Wherever the string "this" appears in a line, extract that line.
%%
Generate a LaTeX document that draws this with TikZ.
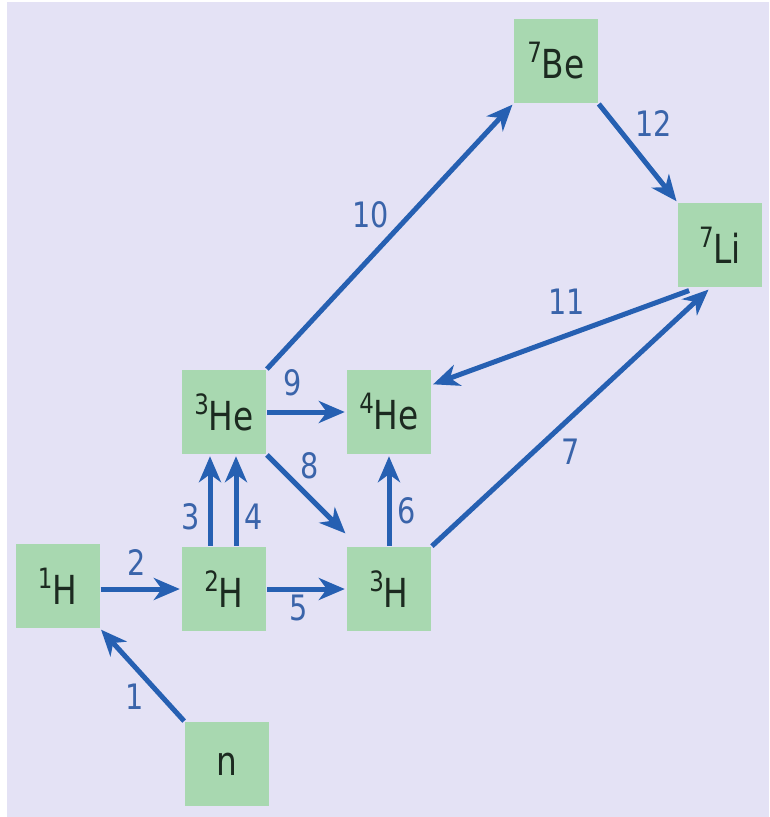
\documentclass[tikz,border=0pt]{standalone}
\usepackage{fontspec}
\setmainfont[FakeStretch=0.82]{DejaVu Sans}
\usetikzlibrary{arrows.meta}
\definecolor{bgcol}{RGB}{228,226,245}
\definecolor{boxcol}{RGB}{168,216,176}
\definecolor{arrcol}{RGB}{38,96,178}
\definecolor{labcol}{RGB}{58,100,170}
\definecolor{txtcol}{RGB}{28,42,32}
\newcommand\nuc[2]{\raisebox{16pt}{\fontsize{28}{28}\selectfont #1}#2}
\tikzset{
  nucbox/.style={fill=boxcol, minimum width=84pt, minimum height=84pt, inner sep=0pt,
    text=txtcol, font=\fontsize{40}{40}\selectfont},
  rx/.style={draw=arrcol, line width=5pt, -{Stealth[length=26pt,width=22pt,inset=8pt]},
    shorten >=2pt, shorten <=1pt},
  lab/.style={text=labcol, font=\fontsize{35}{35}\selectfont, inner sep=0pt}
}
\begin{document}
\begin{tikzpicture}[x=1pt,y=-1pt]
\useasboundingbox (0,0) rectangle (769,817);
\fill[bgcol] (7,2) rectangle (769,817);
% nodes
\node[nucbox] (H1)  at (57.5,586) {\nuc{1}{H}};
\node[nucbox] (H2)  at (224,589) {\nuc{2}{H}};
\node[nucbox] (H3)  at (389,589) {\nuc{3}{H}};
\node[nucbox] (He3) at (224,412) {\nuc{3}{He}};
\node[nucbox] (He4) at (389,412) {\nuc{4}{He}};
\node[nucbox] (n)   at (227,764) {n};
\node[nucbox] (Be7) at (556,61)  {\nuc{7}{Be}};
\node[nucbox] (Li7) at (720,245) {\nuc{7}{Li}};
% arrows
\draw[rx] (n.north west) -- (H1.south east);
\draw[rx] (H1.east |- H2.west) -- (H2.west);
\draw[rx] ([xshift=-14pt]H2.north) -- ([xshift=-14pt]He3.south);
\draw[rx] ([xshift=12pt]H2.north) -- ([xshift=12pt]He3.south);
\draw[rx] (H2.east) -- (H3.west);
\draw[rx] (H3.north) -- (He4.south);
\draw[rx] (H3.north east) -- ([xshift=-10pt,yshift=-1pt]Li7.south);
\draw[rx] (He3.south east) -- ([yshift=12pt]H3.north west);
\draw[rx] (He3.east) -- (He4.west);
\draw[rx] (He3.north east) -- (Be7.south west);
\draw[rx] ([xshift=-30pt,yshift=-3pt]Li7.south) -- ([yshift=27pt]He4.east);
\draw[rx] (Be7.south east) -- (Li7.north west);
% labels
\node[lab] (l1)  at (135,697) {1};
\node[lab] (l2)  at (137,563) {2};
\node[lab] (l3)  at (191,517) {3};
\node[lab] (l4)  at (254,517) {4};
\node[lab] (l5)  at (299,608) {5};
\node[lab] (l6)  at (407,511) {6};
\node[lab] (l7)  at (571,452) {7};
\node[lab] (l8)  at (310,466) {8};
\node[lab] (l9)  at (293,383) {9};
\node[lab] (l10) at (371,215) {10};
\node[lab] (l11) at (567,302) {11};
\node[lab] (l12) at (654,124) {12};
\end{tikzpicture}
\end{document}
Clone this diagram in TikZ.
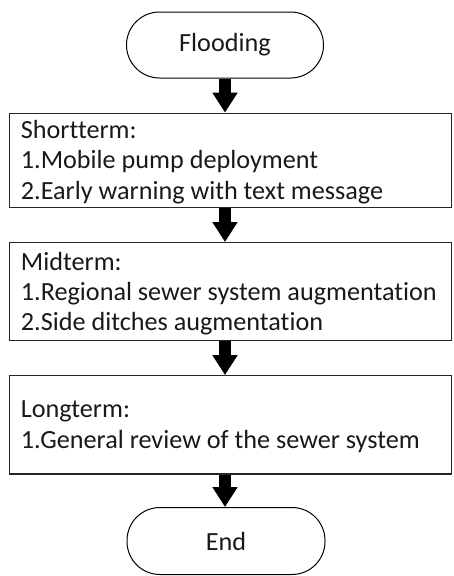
%%
TASK RESPONSE:
Generate a LaTeX document that draws this with TikZ.
Clone this diagram in TikZ.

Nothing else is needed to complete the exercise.